Haris memandang bahwa pemberian gelar Pahlawan Nasional kepada Soeharto merupakan bagian dari proses rekonsiliasi bangsa terhadap sejarahnya sendiri. Mengakui jasa besar Soeharto bukan berarti mengabaikan kritik yang pernah muncul, tetapi menempatkan segala aspek perjalanan kepemimpinannya dalam perspektif sejarah yang utuh. Baginya, bangsa yang besar adalah bangsa yang mampu menghargai jasa para pemimpinnya tanpa terjebak pada glorifikasi maupun penolakan buta.
Gelombang dukungan masyarakat yang terus mengalir dari berbagai daerah menunjukkan bahwa publik memahami pentingnya menghormati tokoh-tokoh bangsa yang telah memberikan kontribusi luar biasa.
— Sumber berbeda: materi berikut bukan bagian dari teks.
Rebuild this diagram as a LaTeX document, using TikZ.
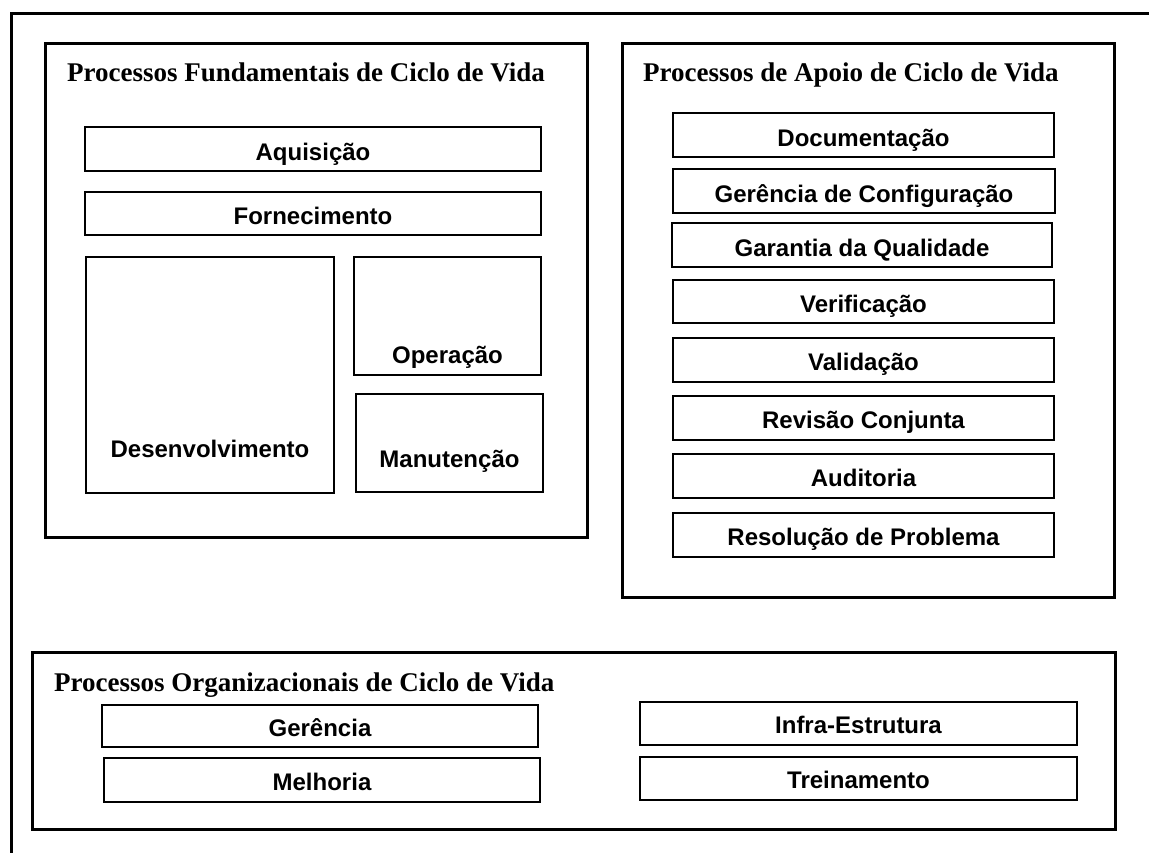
\documentclass[tikz,border=0pt]{standalone}
\usepackage{fontspec}
\setmainfont{Liberation Serif}
\newfontfamily\lblfont{Liberation Sans}
\begin{document}
\tikzset{
  frameline/.style={line width=3pt},
  bigbox/.style={draw, rectangle, line width=3pt, inner sep=0pt},
  inbox/.style={draw, rectangle, line width=1.8pt, inner sep=0pt},
  lbl/.style={font=\lblfont\bfseries\fontsize{24}{28}\selectfont, inner sep=0pt, anchor=base},
  ttl/.style={font=\bfseries\fontsize{27}{32}\selectfont, inner sep=0pt, anchor=base west},
}
\newcommand\mkbox[6]{%
  \node[#2, minimum width={#5-#3}, minimum height={#6-#4}] (#1) at ({(#3+#5)/2},{(#4+#6)/2}) {};}
\newcommand\mklbl[4]{%
  \node[lbl] (#1-t) at (#1.center |- 0,#3) {#4};}
\begin{tikzpicture}[x=1pt,y=-1pt]
\clip (0,0) rectangle (1149,852);
\fill[white] (0,0) rectangle (1149,852);
% outer frame (top and left visible)
\coordinate (fbl) at (11,880);
\coordinate (ftl) at (11,13);
\coordinate (ftr) at (1180,13);
\draw[frameline] (fbl) -- (ftl) -- (ftr);

% big groups
\mkbox{fund}{bigbox}{45}{43}{587}{537}
\mkbox{apoio}{bigbox}{622}{43}{1114}{597}
\mkbox{org}{bigbox}{32}{652}{1115}{829}

\node[ttl] (fund-title) at (67,81) {Processos Fundamentais de Ciclo de Vida};
\node[ttl] (apoio-title) at (643,81) {Processos de Apoio de Ciclo de Vida};
\node[ttl] (org-title) at (54,691) {Processos Organizacionais de Ciclo de Vida};

% fundamentais
\mkbox{acq}{inbox}{85}{127}{541}{171}   \mklbl{acq}{}{160}{Aquisição}
\mkbox{forn}{inbox}{85}{192}{541}{235}  \mklbl{forn}{}{224}{Fornecimento}
\mkbox{dev}{inbox}{86}{257}{334}{493}   \mklbl{dev}{}{457}{Desenvolvimento}
\mkbox{op}{inbox}{354}{257}{541}{375}   \mklbl{op}{}{363}{Operação}
\mkbox{man}{inbox}{356}{394}{543}{492}  \mklbl{man}{}{467}{Manutenção}

% apoio
\mkbox{doc}{inbox}{673}{113}{1054}{157} \mklbl{doc}{}{146}{Documentação}
\mkbox{gc}{inbox}{673}{169}{1055}{213}  \mklbl{gc}{}{202}{Gerência de Configuração}
\mkbox{gq}{inbox}{672}{223}{1052}{267}  \mklbl{gq}{}{256}{Garantia da Qualidade}
\mkbox{ver}{inbox}{673}{280}{1054}{323} \mklbl{ver}{}{312}{Verificação}
\mkbox{val}{inbox}{673}{338}{1054}{382} \mklbl{val}{}{370}{Validação}
\mkbox{rev}{inbox}{673}{396}{1054}{440} \mklbl{rev}{}{428}{Revisão Conjunta}
\mkbox{aud}{inbox}{673}{454}{1054}{498} \mklbl{aud}{}{486}{Auditoria}
\mkbox{res}{inbox}{673}{513}{1054}{557} \mklbl{res}{}{545}{Resolução de Problema}

% organizacionais
\mkbox{ger}{inbox}{102}{705}{538}{747}  \mklbl{ger}{}{736}{Gerência}
\mkbox{mel}{inbox}{104}{758}{540}{802}  \mklbl{mel}{}{790}{Melhoria}
\mkbox{inf}{inbox}{640}{702}{1077}{745} \mklbl{inf}{}{733}{Infra-Estrutura}
\mkbox{tre}{inbox}{640}{757}{1077}{800} \mklbl{tre}{}{788}{Treinamento}
\end{tikzpicture}
\end{document}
Penganugerahan ini membawa pesan kuat bahwa negara menghargai pengabdian yang berdampak luas bagi kemajuan bangsa. Penghormatan ini sekaligus menegaskan bahwa nilai-nilai perjuangan, pengabdian, dan tanggung jawab menjadi landasan kuat yang diwariskan kepada generasi-generasi berikutnya.
Dengan berbagai catatan kontribusi yang begitu luas, mulai dari perjuangan mempertahankan kemerdekaan hingga kebijakan pembangunan yang membentuk wajah Indonesia modern, tidak berlebihan apabila negara menetapkan Soeharto sebagai Pahlawan Nasional. Gelar ini merupakan bentuk penghormatan tertinggi yang pantas diberikan kepada seorang tokoh yang telah memberikan pengaruh mendalam bagi perjalanan sejarah Indonesia. Soeharto meninggalkan warisan yang nyata, hidup, dan terus dirasakan manfaatnya hingga hari ini sebuah warisan yang membuat bangsa Indonesia pantas menundukkan kepala sebagai bentuk hormat kepada dedikasinya.